One parent told us that his son declared Culture Camp to be the “Favorite camp they went to all summer.”
L’Ḵoot Kwan Culture Camp was hosted by CIA from July 17 to 23 this year out at Chilkoot Lake. This was the first camp since the start of the pandemic. Daaljíni Mary Folletti Cruise directed the camp with Jackie Pata as Camp Mentor, representing the Sockeye Clan upon whose land the camp is located. Special thanks to X̱’unei Lance and Miriah Twitchell, Skeenyáa Tláa Nancy Keen, Chris Peta, Justina Hotch, Karen and Ole Taug, Gwen Sauser, Jordan Baumgartner, Fred Folletti, Nels Lynch, Douglas Indian Association, Tlingit and Haida Central Council, Goldbelt Heritage, Sealaska Corporation, Chilkat Indian Village, Sandee Martin, Andrea Ferrin, Shawna Puustinen, CIA Maintenance Crew, Macey Martin, Heidi Kattenhorn, the CIA Culture Department, and Sue Folletti for contributing time and talent to make the camp a success.

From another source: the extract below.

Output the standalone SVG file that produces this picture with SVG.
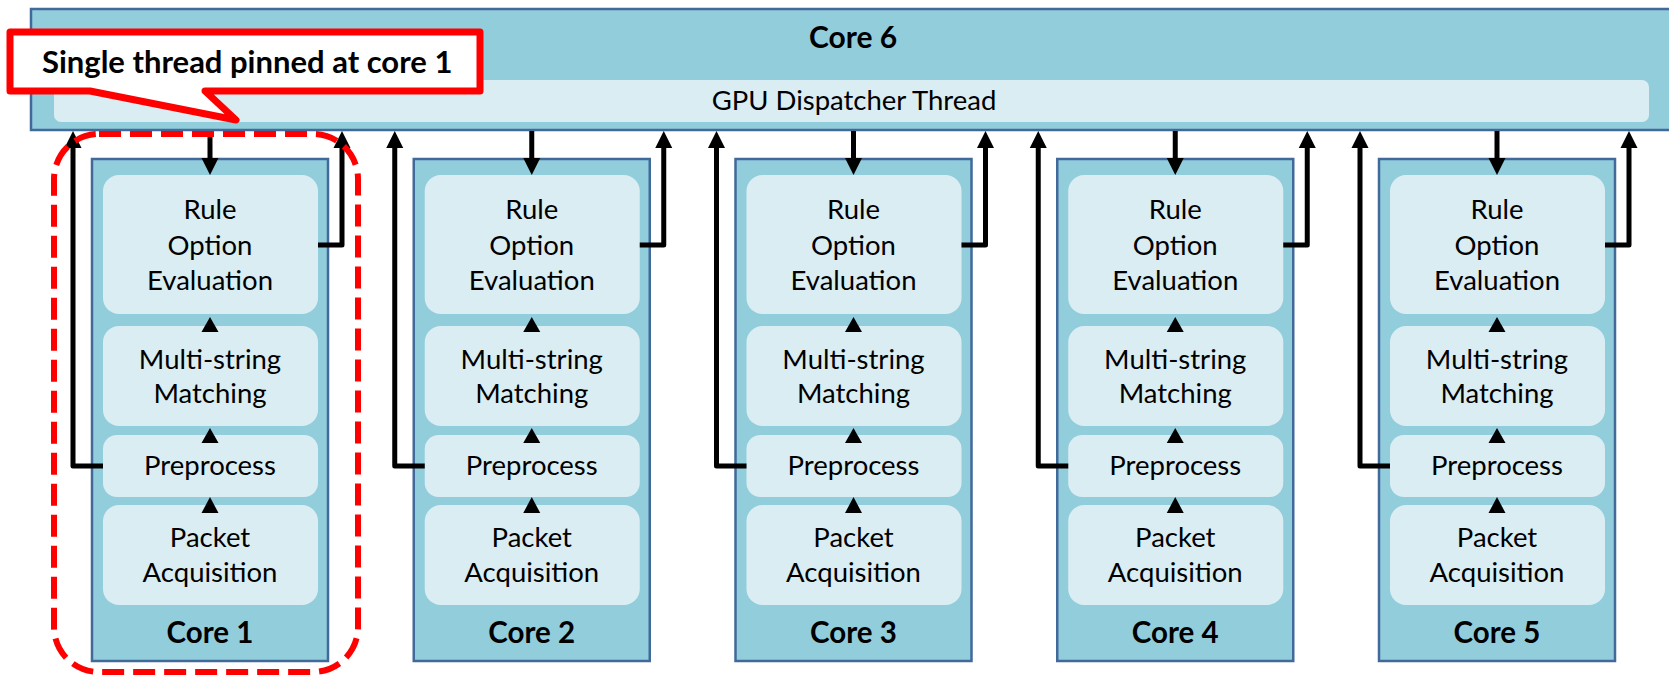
<svg xmlns="http://www.w3.org/2000/svg" width="1669" height="676" viewBox="0 0 1669 676">
<style>
.outer{fill:#92CDDC;stroke:#41699A;stroke-width:2.5}
.inner{fill:#DAEDF3}
.t{font-family:Lato,"Open Sans",sans-serif;font-size:27.5px;fill:#000;text-anchor:middle}
.b{font-family:Lato,"Open Sans",sans-serif;font-size:29.5px;font-weight:bold;fill:#000;text-anchor:middle}
.c{fill:none;stroke:#000;stroke-width:5;stroke-linejoin:round}
.tri{fill:#000}
</style>
<defs>
<marker id="ah" markerUnits="userSpaceOnUse" markerWidth="18" markerHeight="18" refX="0" refY="8.5" orient="auto" overflow="visible">
<path d="M0,0 L17,8.5 L0,17 Z" fill="#000"/>
</marker>
<g id="coreTpl">
<rect class="outer" x="92" y="159" width="236" height="502"/>
<rect class="inner" x="103" y="175" width="215" height="139" rx="16"/>
<rect class="inner" x="103" y="326" width="215" height="100" rx="16"/>
<rect class="inner" x="103" y="435" width="215" height="62" rx="14"/>
<rect class="inner" x="103" y="505" width="215" height="100" rx="16"/>
<text class="t" x="210" y="219">Rule</text>
<text class="t" x="210" y="255">Option</text>
<text class="t" x="210" y="290">Evaluation</text>
<text class="t" x="210" y="369">Multi-string</text>
<text class="t" x="210" y="403">Matching</text>
<text class="t" x="210" y="475">Preprocess</text>
<text class="t" x="210" y="547">Packet</text>
<text class="t" x="210" y="582">Acquisition</text>
</g>
<g id="connTpl">
<path class="c" d="M210,131 V158" marker-end="url(#ah)"/>
<path class="c" d="M103,466 H73 V148" marker-end="url(#ah)"/>
<path class="c" d="M318,245 H342 V148" marker-end="url(#ah)"/>
<polygon class="tri" points="210,317 201.5,332 218.5,332"/>
<polygon class="tri" points="210,428 201.5,443 218.5,443"/>
<polygon class="tri" points="210,497 201.5,513 218.5,513"/>
</g>
</defs>

<g id="core6">
<rect class="outer" x="31" y="9" width="1645" height="121"/>
<rect class="inner" x="54" y="80" width="1595" height="42" rx="7"/>
<text class="b" x="853" y="48" style="font-size:30px">Core 6</text>
<text class="t" x="854" y="110">GPU Dispatcher Thread</text>
</g>

<g id="core1">
<use href="#coreTpl"/>
<text class="b" x="210" y="643">Core 1</text>
</g>
<g id="core2" transform="translate(321.75,0)">
<use href="#coreTpl"/>
<text class="b" x="210" y="643">Core 2</text>
</g>
<g id="core3" transform="translate(643.5,0)">
<use href="#coreTpl"/>
<text class="b" x="210" y="643">Core 3</text>
</g>
<g id="core4" transform="translate(965.25,0)">
<use href="#coreTpl"/>
<text class="b" x="210" y="643">Core 4</text>
</g>
<g id="core5" transform="translate(1287,0)">
<use href="#coreTpl"/>
<text class="b" x="210" y="643">Core 5</text>
</g>

<g id="connectors">
<use href="#connTpl"/>
<use href="#connTpl" transform="translate(321.75,0)"/>
<use href="#connTpl" transform="translate(643.5,0)"/>
<use href="#connTpl" transform="translate(965.25,0)"/>
<use href="#connTpl" transform="translate(1287,0)"/>
</g>

<g id="highlight">
<rect x="54" y="134" width="304" height="538" rx="45" fill="none" stroke="#FF0000" stroke-width="6" stroke-dasharray="22 9"/>
</g>

<g id="callout">
<path d="M10,32 H480 V91 H205 L236,120 L90,91 H10 Z" fill="#FFFFFF" stroke="#FF0000" stroke-width="7" stroke-linejoin="round"/>
<text x="42" y="73" style="font-family:Lato,'Open Sans',sans-serif;font-size:31px;font-weight:bold;fill:#000">Single thread pinned at core 1</text>
</g>
</svg>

Each day started with a run to the lake, and included time for traditional song, dance, storytelling and art. Children spent a week making and decorating drums and drumsticks. Tináas were made. Donated salmon was filleted, dried, smoked and made into fresh pack. Shelter building and fire starting as well as s’more making were campsite activities. Mid-week, children visited Jilkaat Kwaan Cultural Center, harvested soap berries, and then sang and danced in a clearing. Both CIA and Chilkat Indian Village provided vans as transportation. Deer Rock and the Lkoot gravesites were cleared and cleaned with stories told to teach their importance and history to the children. Harvested devils club was made into beads and salve. Picked nettles were split for fibers, which were braided into bracelets. Blueberry jam, soapberries and salve were cooked and processed as gifts. Camp registration peaked at 40 participants with anywhere from 26-32 campers daily. Elder Florence Sheakley attended all week. Elders Josie Johnson, Rosanne Hotch, Gail Tompkins, Joe Hotch, Marsha Hotch and Sammy Jackson attended. Several guests and volunteers came and helped, participated and engaged with the campers as their schedules allowed.
Florence Sheakley remembered helping her brother, Austin Hammond, who started culture camp. A truly humbling experience for all of us at CIA to be able to continue to offer this important experience to the youth of our community. We are so grateful to past and present coordinators, participants, support staff, mentors, teachers and leaders. We are already looking forward to next year.